Written instruction:
Your task is to retype, word for word, the lines from the start of the data through the line holding "const y = d3.scaleLinear().domain([0.4,1]).range([pB, pT]);". Do not include the pictures.

-- start of Supplied data --

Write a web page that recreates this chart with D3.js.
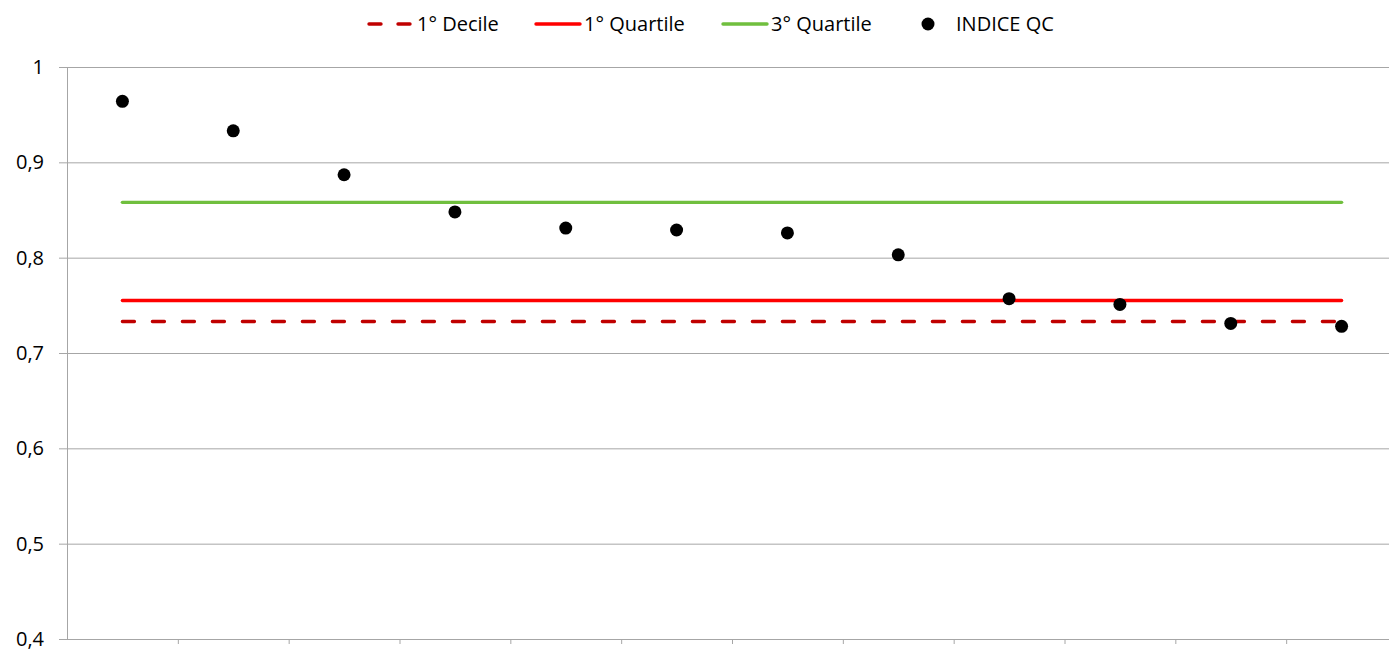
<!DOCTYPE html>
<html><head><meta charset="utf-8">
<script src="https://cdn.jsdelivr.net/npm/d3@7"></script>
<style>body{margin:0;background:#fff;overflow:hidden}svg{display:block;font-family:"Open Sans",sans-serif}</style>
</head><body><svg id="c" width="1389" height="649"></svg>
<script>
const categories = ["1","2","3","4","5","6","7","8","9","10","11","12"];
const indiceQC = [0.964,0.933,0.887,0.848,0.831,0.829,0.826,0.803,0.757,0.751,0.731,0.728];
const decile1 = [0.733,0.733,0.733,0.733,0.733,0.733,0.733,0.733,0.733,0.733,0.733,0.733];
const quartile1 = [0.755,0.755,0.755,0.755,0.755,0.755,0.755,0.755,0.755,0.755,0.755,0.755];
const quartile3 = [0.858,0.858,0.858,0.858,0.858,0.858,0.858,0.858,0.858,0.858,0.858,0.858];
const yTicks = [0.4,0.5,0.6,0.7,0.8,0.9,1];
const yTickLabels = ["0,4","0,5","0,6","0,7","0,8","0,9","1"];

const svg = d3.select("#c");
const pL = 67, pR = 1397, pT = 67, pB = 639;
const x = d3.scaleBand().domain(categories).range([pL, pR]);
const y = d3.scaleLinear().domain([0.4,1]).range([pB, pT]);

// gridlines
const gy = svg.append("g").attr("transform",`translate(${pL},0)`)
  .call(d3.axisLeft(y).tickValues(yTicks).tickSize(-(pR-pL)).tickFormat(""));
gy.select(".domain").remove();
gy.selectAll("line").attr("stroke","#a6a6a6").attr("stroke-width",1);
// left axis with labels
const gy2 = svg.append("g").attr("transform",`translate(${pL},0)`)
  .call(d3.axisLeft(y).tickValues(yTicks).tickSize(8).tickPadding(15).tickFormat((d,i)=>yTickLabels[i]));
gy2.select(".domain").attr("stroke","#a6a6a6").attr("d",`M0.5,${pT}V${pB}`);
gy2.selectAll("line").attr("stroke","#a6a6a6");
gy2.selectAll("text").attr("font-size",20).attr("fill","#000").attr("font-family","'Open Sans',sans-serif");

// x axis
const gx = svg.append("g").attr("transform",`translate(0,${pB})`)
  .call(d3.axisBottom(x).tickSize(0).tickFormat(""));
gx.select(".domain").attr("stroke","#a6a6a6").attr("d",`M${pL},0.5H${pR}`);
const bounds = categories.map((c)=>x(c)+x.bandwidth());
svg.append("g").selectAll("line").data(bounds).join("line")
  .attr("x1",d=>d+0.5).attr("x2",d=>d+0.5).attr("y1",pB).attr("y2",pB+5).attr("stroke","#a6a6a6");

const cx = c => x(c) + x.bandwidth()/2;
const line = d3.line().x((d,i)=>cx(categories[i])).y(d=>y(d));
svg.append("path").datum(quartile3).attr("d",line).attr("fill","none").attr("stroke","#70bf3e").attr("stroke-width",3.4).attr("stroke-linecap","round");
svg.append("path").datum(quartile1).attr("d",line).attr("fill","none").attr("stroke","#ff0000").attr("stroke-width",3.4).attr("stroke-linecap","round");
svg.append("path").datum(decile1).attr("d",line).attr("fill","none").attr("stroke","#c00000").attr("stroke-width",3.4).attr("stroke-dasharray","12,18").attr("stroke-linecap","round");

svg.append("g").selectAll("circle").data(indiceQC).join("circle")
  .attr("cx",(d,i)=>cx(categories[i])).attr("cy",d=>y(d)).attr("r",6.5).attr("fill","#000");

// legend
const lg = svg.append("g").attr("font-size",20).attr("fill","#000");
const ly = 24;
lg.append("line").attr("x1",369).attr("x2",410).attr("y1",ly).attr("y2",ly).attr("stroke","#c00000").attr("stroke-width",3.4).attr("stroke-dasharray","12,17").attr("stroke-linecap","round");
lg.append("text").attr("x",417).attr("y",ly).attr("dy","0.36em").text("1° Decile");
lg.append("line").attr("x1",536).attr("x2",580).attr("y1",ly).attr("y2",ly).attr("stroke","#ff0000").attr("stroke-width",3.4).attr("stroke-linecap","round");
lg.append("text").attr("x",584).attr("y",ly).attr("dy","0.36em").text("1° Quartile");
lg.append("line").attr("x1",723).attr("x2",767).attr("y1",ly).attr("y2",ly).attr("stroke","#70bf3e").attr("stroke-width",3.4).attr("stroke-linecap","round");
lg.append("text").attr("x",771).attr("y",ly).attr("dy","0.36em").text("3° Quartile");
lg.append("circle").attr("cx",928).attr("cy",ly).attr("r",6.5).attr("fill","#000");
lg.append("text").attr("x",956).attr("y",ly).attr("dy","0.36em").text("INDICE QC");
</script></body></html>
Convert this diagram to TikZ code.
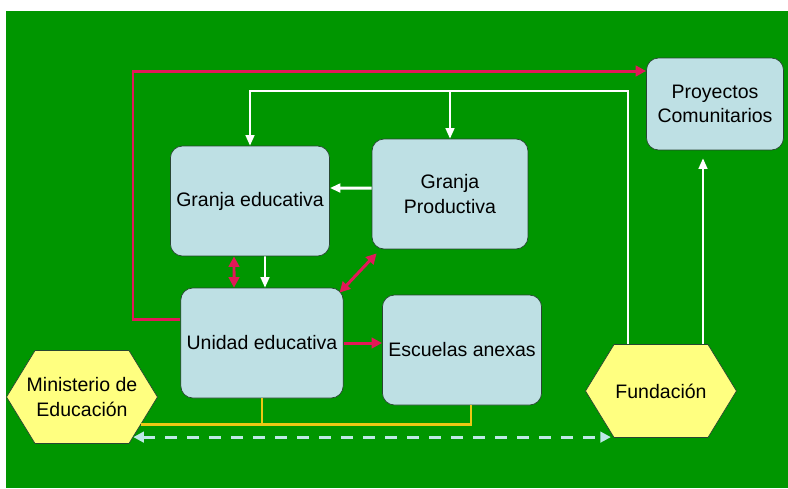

-- end of Supplied data --

Response to the task:
Write a web page that recreates this chart with D3.js.
<!DOCTYPE html>
<html><head><meta charset="utf-8">
<script src="https://cdn.jsdelivr.net/npm/d3@7"></script>
<style>body{margin:0;background:#fff;overflow:hidden}svg{display:block;font-family:"Open Sans",sans-serif}</style>
</head><body><svg id="c" width="1389" height="649"></svg>
<script>
const categories = ["1","2","3","4","5","6","7","8","9","10","11","12"];
const indiceQC = [0.964,0.933,0.887,0.848,0.831,0.829,0.826,0.803,0.757,0.751,0.731,0.728];
const decile1 = [0.733,0.733,0.733,0.733,0.733,0.733,0.733,0.733,0.733,0.733,0.733,0.733];
const quartile1 = [0.755,0.755,0.755,0.755,0.755,0.755,0.755,0.755,0.755,0.755,0.755,0.755];
const quartile3 = [0.858,0.858,0.858,0.858,0.858,0.858,0.858,0.858,0.858,0.858,0.858,0.858];
const yTicks = [0.4,0.5,0.6,0.7,0.8,0.9,1];
const yTickLabels = ["0,4","0,5","0,6","0,7","0,8","0,9","1"];

const svg = d3.select("#c");
const pL = 67, pR = 1397, pT = 67, pB = 639;
const x = d3.scaleBand().domain(categories).range([pL, pR]);
const y = d3.scaleLinear().domain([0.4,1]).range([pB, pT]);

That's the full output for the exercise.